The city of Singapore, Michigan, provided a large portion of the lumber to rebuild Chicago. As a result, the area was so heavily deforested that the land deteriorated into barren sand dunes that buried the town, and the town had to be abandoned.[56]

Reply to  Gunga Din
June 27, 2024 11:02 am

Mods,
When I copy/pasted that I forgot that over 3 links would put a comment into moderation for approval.
Sorry for any extra work I caused.

June 27, 2024 8:41 am

Trump said they should rake the forests. Of course that’s a simplistic way of saying they should manage the forests. Well managed (private) forests in the American west have a much smaller fire problem than poorly managed publicly owned forests.

MJB
June 28, 2024 6:23 am

This 2024 study in Nature Communications provides a potential explanation if indeed there is an increase in severity over recent decades. Fire suppression makes wildfires more severe and accentuates impacts of climate change and fuel accumulation | Nature Communications

It’s a modelling study, so the usual caveats (“all models are wrong, some are useful”), but in this case seems to be a reasonable application.

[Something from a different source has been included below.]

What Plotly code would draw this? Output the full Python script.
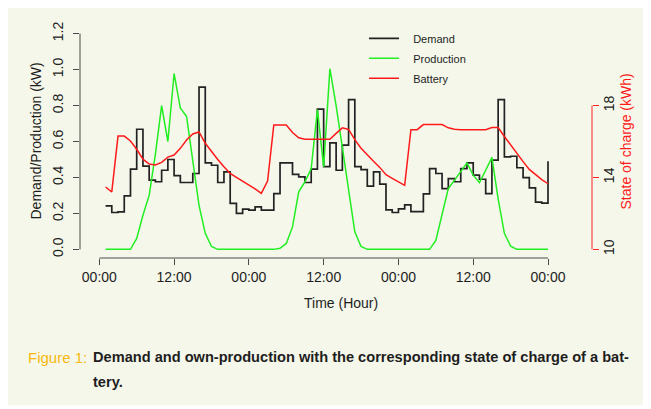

Note also the difference in tone between the title and the abstract:

Fire suppression is the primary management response to wildfires in many areas globally. By removing less-extreme wildfires, this approach ensures that remaining wildfires burn under more extreme conditions. Here, we term this the “suppression bias” and use a simulation model to highlight how this bias fundamentally impacts wildfire activity, independent of fuel accumulation and climate change. We illustrate how attempting to suppress all wildfires necessarily means that fires will burn with more severe and less diverse ecological impacts, with burned area increasing at faster rates than expected from fuel accumulation or climate change. Over a human lifespan, the modeled impacts of the suppression bias exceed those from fuel accumulation or climate change alone, suggesting that suppression may exert a significant and underappreciated influence on patterns of fire globally. Managing wildfires to safely burn under low and moderate conditions is thus a critical tool to address the growing wildfire crisis.